The literary archives of Gwendolyn Brooks – the first African-American to win a Pulitzer Prize – are headed to the University of Illinois Rare Book and Manuscript Library. The haul amounts to more than “150 boxes stuffed with manuscripts, drafts, revisions, correspondence, scrapbooks, clippings, homemade chapbooks in which Brooks neatly handwrote her earliest (unpublished) poems, and heavy bronze awards ensconced in velvet-lined boxes collected later in her career.”

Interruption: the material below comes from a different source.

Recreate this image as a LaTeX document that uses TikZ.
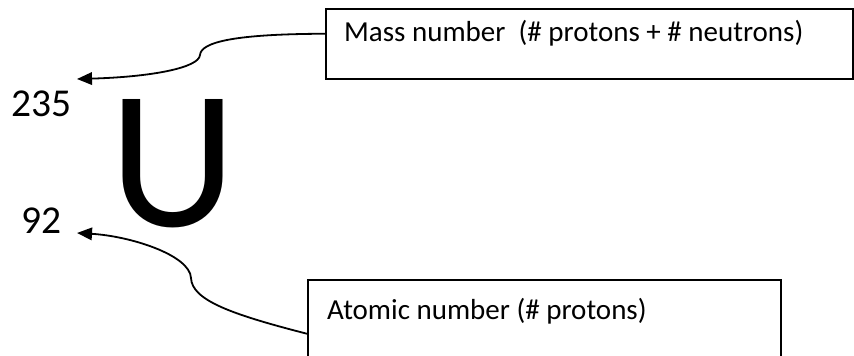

“One hears, in the news, that one new fad after another is sweeping the academy. World literature, digital humanities, book history, cognitive science. Perhaps everyone will just watch TV (there are twenty-seven panels on The Wire, and at least a paper, I recall, on Rizzoli and Isles, a TNT show)…The elephant in the room, or the one that has left the room a while ago (but whose stinking presence everyone still inhales deeply or holds their nose after), is Theory.” N + 1 reviews MLA 2013.
Last Friday marked the feast day of Francis de Sales, better known as the patron saint of writers and journalists. The saint, who lived in the late 14th and early 15th centuries, got his title thanks to his propensity for using flyers and pamphlets to convert people to Catholicism. At The Paris Review Daily, Dan Piepenbring reads the saint’s most famous work, Introduction to the Devout Life.